The importance of shapeshifting as a shift to a more animalistic state is key to understanding the sexual and wishful undertones of such events. As shapeshifting usually involves the changing of the physical image of an entity from one state to another, on dreams. The transformation of characters into other species is emblematic, superficially, of a core mantra of the film, that men are sexually-charged animals. However, as it is a young woman who holds the dreams depicted, Freud holds that such dreams “fulfilled wishes which were active during the day but had remained unfulfilled. The dreams were simple and undisguised wish fulfillments” (On Dreams 21). Granny, on one hand, represents an authority figure who represses such thoughts as loathsome and perverse, although Granny is an expression of Rosaleen’s fears of her own sexuality. On the other hand, Rosaleen utilizes men in the film as figures of both fear and admiration, those who are able to hide themselves in public yet contain the most rapacious desires, thus imbuing the transformations in the film with new meaning.

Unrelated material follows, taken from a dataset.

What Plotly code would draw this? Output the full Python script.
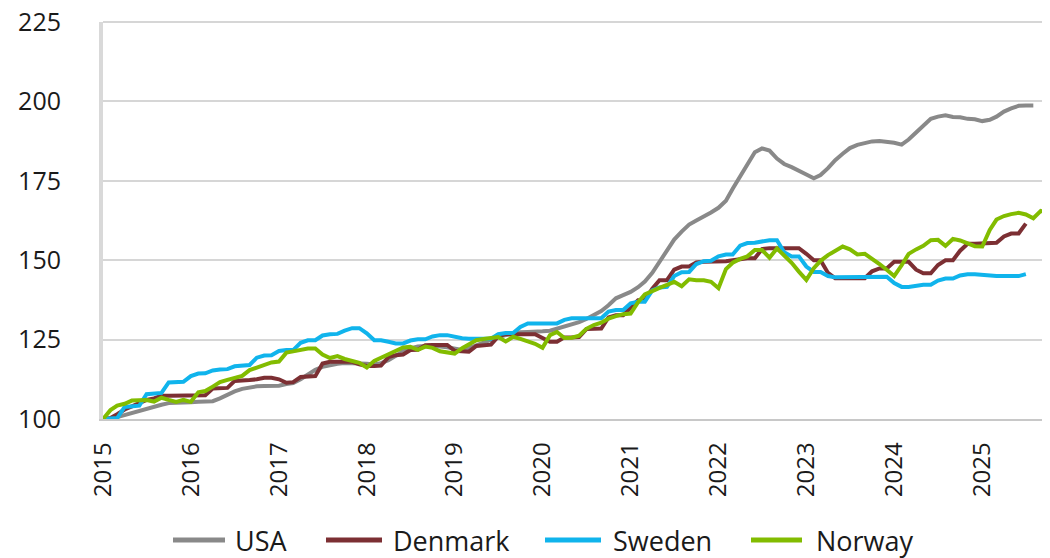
import pandas as pd
import plotly.graph_objects as go

months = pd.date_range("2015-01-01", periods=130, freq="MS")

usa = [100.0, 100.0, 100.6, 101.3, 101.9, 102.6, 103.3, 103.9, 104.5, 105.0, 105.2, 105.3,
       105.3, 105.4, 105.5, 105.6, 106.5, 107.8, 108.7, 109.5, 110.0, 110.3, 110.4, 110.4,
       110.5, 111.0, 111.3, 112.5, 114.0, 115.5, 116.4, 117.0, 117.4, 117.6, 117.6, 117.6,
       117.4, 117.2, 117.6, 118.5, 120.0, 121.3, 122.2, 122.8, 123.0, 123.0, 122.8, 122.6,
       122.0, 121.7, 122.3, 123.2, 124.2, 125.2, 125.8, 126.4, 126.9, 127.3, 127.4, 127.4,
       127.6, 127.8, 128.4, 129.0, 129.7, 130.5, 131.5, 132.7, 134.0, 135.8, 138.0, 139.0,
       140.0, 141.5, 143.3, 146.0, 149.5, 153.5, 156.5, 159.0, 161.2, 162.5, 163.7, 165.0,
       166.5, 168.7, 172.5, 176.5, 180.5, 184.0, 185.2, 184.5, 182.0, 180.3, 179.3, 178.3,
       177.0, 175.8, 176.8, 179.0, 181.5, 183.5, 185.3, 186.3, 187.0, 187.4, 187.5, 187.4,
       187.0, 186.4, 188.0, 190.2, 192.5, 194.5, 195.2, 195.6, 195.1, 195.0, 194.5, 194.4,
       193.8, 194.2, 195.2, 196.8, 197.8, 198.6, 198.7, 198.7]

denmark = [100.0, 100.3, 101.5, 103.0, 104.0, 105.0, 106.0, 106.5, 107.3, 107.3, 107.3, 107.3,
           107.3, 107.5, 107.5, 109.6, 109.6, 109.8, 112.0, 112.3, 112.3, 112.5, 113.0, 113.0,
           112.5, 111.4, 111.6, 113.2, 113.5, 113.5, 117.5, 118.0, 118.0, 118.0, 118.0, 117.2,
           116.7, 116.7, 116.8, 119.5, 120.1, 120.3, 121.7, 121.8, 123.2, 123.3, 123.3, 123.3,
           121.5, 121.2, 121.2, 123.0, 123.3, 123.4, 126.0, 126.7, 126.7, 126.7, 126.7, 126.7,
           125.5, 124.3, 124.3, 125.7, 125.7, 125.8, 128.3, 128.5, 128.5, 132.0, 132.7, 132.7,
           135.0, 137.4, 137.4, 141.0, 143.7, 143.7, 147.0, 148.0, 148.0, 149.3, 149.5, 149.5,
           149.6, 149.7, 150.0, 150.4, 150.6, 150.6, 153.5, 153.8, 153.8, 153.8, 153.8, 153.8,
           152.0, 150.0, 150.0, 146.0, 144.3, 144.3, 144.3, 144.3, 144.3, 146.5, 147.4, 147.4,
           149.5, 149.5, 149.5, 147.0, 145.9, 145.9, 148.5, 150.0, 150.0, 153.0, 155.2, 155.2,
           155.2, 155.2, 155.5, 157.5, 158.4, 158.4, 161.5]

sweden = [100.0, 100.0, 100.3, 103.8, 104.0, 104.2, 107.8, 108.1, 108.2, 111.5, 111.7, 111.7,
          113.5, 114.3, 114.4, 115.3, 115.6, 115.7, 116.6, 116.9, 117.0, 119.3, 120.0, 120.1,
          121.4, 121.7, 121.7, 124.0, 124.8, 124.8, 126.3, 126.7, 126.8, 127.8, 128.6, 128.6,
          127.0, 124.8, 124.8, 124.3, 123.8, 123.8, 124.7, 125.1, 125.1, 126.0, 126.4, 126.4,
          125.8, 125.4, 125.3, 125.3, 125.3, 125.3, 126.7, 127.1, 127.1, 129.0, 130.1, 130.1,
          130.1, 130.1, 130.1, 131.2, 131.7, 131.7, 131.7, 131.7, 131.7, 133.8, 134.3, 134.3,
          136.4, 136.9, 136.9, 140.5, 141.4, 141.6, 145.0, 146.2, 146.3, 148.8, 149.7, 149.8,
          151.2, 151.8, 151.8, 154.6, 155.4, 155.5, 156.0, 156.3, 156.3, 152.5, 151.2, 151.2,
          148.0, 146.3, 146.3, 145.0, 144.6, 144.6, 144.8, 144.8, 144.8, 144.8, 144.8, 144.8,
          142.8, 141.6, 141.6, 142.0, 142.3, 142.3, 143.6, 144.2, 144.2, 145.2, 145.6, 145.6,
          145.3, 145.0, 145.0, 145.0, 145.0, 145.0, 145.6]

norway = [100.0, 102.8, 104.2, 104.8, 105.8, 106.0, 106.0, 105.5, 106.7, 106.0, 105.4, 106.0,
          105.4, 108.4, 108.8, 110.2, 111.6, 112.3, 113.0, 113.6, 115.4, 116.3, 117.0, 117.8,
          118.1, 120.9, 121.3, 121.8, 122.2, 122.2, 120.3, 119.2, 119.8, 118.9, 118.3, 117.7,
          116.2, 118.3, 119.3, 120.4, 121.3, 122.5, 122.7, 121.8, 122.8, 122.4, 121.3, 120.9,
          120.6, 122.3, 123.6, 124.8, 125.2, 125.6, 125.8, 124.4, 125.9, 125.2, 124.3, 123.7,
          122.4, 126.4, 127.4, 125.5, 125.6, 126.2, 128.4, 129.6, 130.3, 131.6, 132.4, 133.0,
          133.2, 136.8, 139.2, 140.4, 141.3, 142.2, 143.2, 141.8, 144.0, 143.7, 143.7, 143.2,
          141.2, 147.2, 149.2, 150.4, 151.2, 153.2, 153.2, 150.8, 153.7, 151.5, 149.2, 146.4,
          143.8, 147.5, 149.8, 151.6, 153.0, 154.3, 153.4, 151.8, 152.0, 150.5, 148.8, 147.0,
          145.0, 148.4, 152.0, 153.4, 154.5, 156.3, 156.4, 154.5, 156.7, 156.2, 155.3, 154.4,
          154.3, 159.5, 162.8, 163.9, 164.5, 164.9, 164.4, 163.2, 165.5, 165.0]

year_labels = [str(y) for y in range(2015, 2026)]
y_ticks = [100, 125, 150, 175, 200, 225]

series = [("USA", usa, "#898989"),
          ("Denmark", denmark, "#7c2f33"),
          ("Sweden", sweden, "#10b4ec"),
          ("Norway", norway, "#82bc00")]

FONT = "Open Sans"
OFF = 8  # page body margin offset
W, H = 1050 - OFF, 558 - OFF
L, R, T = 103 - OFF, 2, 22 - OFF
ph = 397
B = H - T - ph
pw = W - L - R

fig = go.Figure()
for name, vals, col in series:
    fig.add_trace(go.Scatter(x=months[:len(vals)], y=vals, name=name, mode="lines",
                             line=dict(color=col, width=4), showlegend=False))

# top gridline at the range edge (plotly omits the grid line there)
fig.add_shape(type="line", xref="paper", yref="paper", x0=0, x1=1, y0=1, y1=1,
              line=dict(color="#d6d6d6", width=2), layer="above")

# custom legend (line sample + label), positioned in page pixels below the plot
leg_y_px = 540
leg_items = [(173, 225, 234), (326, 382, 392), (545, 601, 612), (751, 802, 815)]
yy = (T + ph - (leg_y_px - OFF)) / ph
for (name, vals, col), (x0, x1, xt) in zip(series, leg_items):
    fig.add_shape(type="line", xref="paper", yref="paper",
                  x0=(x0 - OFF - L) / pw, x1=(x1 - OFF - L) / pw, y0=yy, y1=yy,
                  line=dict(color=col, width=5))
    fig.add_annotation(xref="paper", yref="paper", x=(xt - OFF - L) / pw, y=yy,
                       text=name, showarrow=False, xanchor="left", yanchor="middle",
                       borderpad=0,
                       font=dict(size=27, family=FONT, color="#1a1a1a"))

fig.update_layout(
    width=W, height=H,
    margin=dict(l=L, r=R, t=T, b=B),
    paper_bgcolor="white", plot_bgcolor="white",
    font=dict(family=FONT, color="#1a1a1a", size=24),
    showlegend=False,
)
fig.update_xaxes(
    range=[months[0], months[129]],
    tickvals=[pd.Timestamp(f"{y}-01-01") for y in range(2015, 2026)],
    ticktext=year_labels, tickangle=-90, automargin=False,
    ticklabeloverflow="allow",
    showgrid=False, zeroline=False,
    showline=True, linecolor="#c8c8c8", linewidth=1.5,
    tickfont=dict(size=24), ticks="", ticklabelstandoff=12,
)
fig.update_yaxes(
    range=[100, 225], tickvals=y_ticks, automargin=False,
    ticklabeloverflow="allow",
    showgrid=True, gridcolor="#d6d6d6", gridwidth=1.5,
    zeroline=False, showline=True, linecolor="#d9d9d9", linewidth=4,
    tickfont=dict(size=25), ticks="", ticklabelstandoff=33,
)
fig.write_html("out.html")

In conclusion, The Company of Wolves succeeds in exhibiting characters and their actions as composite conveyances of the relationship between both the most instinctual desires from within the human mind and the most rigid repressions which are integrated from outside. In particular, the transformation of the lycanthropes in the film best conveys the eruption of desire – be it violent or from behind the dream facade, while giving due importance and reason to both aspects. Through targeted lighting, cinematography and special effects, the film testifies to shapeshifting as a tool of wish fulfillment, sensory distortion and sexual desire in one’s individual dreamscape.
Company of Wolves, The. Dir. Neil Jordan. Per. Sarah Patterson, Angela Lansbury, and Stephen Rea. Henstooth Video (Video & DVD), 1984. DVD.
Freud, Sigmund. Interpretation of Dreams, The. 3rd Edition. MobileRead. 2009. Print.
–. On Dreams. New York, New York. W.W. Norton & Company, Inc. 1980. Print.